Had the commission not made anti-religious comments, the Supreme Court opinions show four votes (Ruth Bader Ginsburg, Sonia Sotomayor, Elena Kagan, Stephen Breyer) solidly in favor of the commission. While Samuel Alito, Neil Gorsuch, and Clarence Thomas disagreed, we don’t know whether Kennedy or John Roberts might swing the next case in the liberal wing’s direction, against the vendor.
For now, since Kennedy’s majority opinion left to the one dissenting and three concurring opinions to hash out the thorny issues, the Washington Supreme Court will have to look there for guidance in Arlene’s Flowers, assuming this case did not involve the animus that doomed the Colorado Commission.
Ginsburg and Kagan, for example, tussled with Gorsuch over the definition of the cake that Phillips refused to sell. Was it “a cake celebrating a same-sex marriage,” as Gorsuch insisted? This narrow definition of the cake would absolve Phillips, who would not sell such a cake to anyone, whether heterosexual or homosexual. Phillips’s refusal under this standard would not be discriminating on the basis of the customers’ sexual orientation.
Or was it “simply a wedding cake”? This broader definition would condemn Phillips, who would sell such a cake only to some customers. Phillips’s refusal under this standard would be discriminating on the basis of the customers’ sexual orientation, wrote Kagan and Ginsburg.
Who is right? In a sense, the definition of “cake” is in the eye of the beholder. The dueling justices masterfully framed the definition from competing perspectives. For example, Ginsburg argued for the broad definition by effectively speaking from the perspective of the same-sex couple: “When a couple contacts a bakery for a wedding cake, the product they are seeking is a cake celebrating their wedding – not a cake celebrating heterosexual weddings or same-sex weddings.”
Gorsuch in turn posited the narrow definition when he spoke from the perspective of the baker: “Phillips explained that he could not prepare a cake celebrating a same-sex wedding consistent with his religious faith.”
This is no mere semantic exercise, but a legal question that must be answered to resolve many important cases across the country. Without principled guidance on this question, we may be tempted to shrug our shoulders and defer to the arbitrary standard of any (neutral!) state commission. That is, each state may come up with its own standard. Even Gorsuch hinted this might be acceptable.
But Gorsuch did propose a principled answer: according to Supreme Court jurisprudence “over many years,” the believer is “entitled to define the nature of his religious commitments – and that those commitments, as defined by the faithful adherent, not a bureaucrat or judge, are entitled to protection under the First Amendment.”

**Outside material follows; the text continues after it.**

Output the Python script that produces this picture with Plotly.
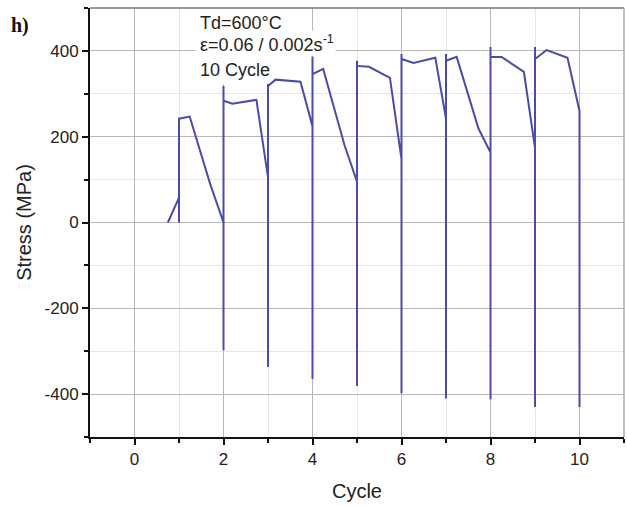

The believer’s view is central for Gorsuch: “To some, all wedding cakes may appear indistinguishable. But to Mr. Phillips that is not the case – his faith teaches him otherwise.” This is because a long line of cases would cause the Supreme Court to refuse to “suggest that for all persons sacramental bread is just bread or a kippah is just a cap,” just as the court here should refuse to tell “Phillips that a wedding cake is just like any other” even if Phillips’s views were idiosyncratic.
Addressing Gorsuch directly, Kagan asserted, “a wedding cake does not become something different whenever a vendor like Phillips invests its sale to particular customers with ‘religious significance.’” But in support, Kagan cited Supreme Court precedent that merely affirmed the kind of law at issue in this case despite conflicting religious convictions.
Unfortunately, such a holding would do Kagan no favors, since Gorsuch already agrees. His point was that religious convictions get to define the scope of “cake” before such laws are even applied to regulate the exercise of religion. There appears to be no viable rebuttal in Cakeshop Masterpiece to his point.
So much for “cake.” The Washington Supreme Court now takes up Arlene’s Flowers and will likely have to decide whether “bouquet” is in the eye of the beholder, and which beholder’s eye matters more under the law. Its answer may determine the case.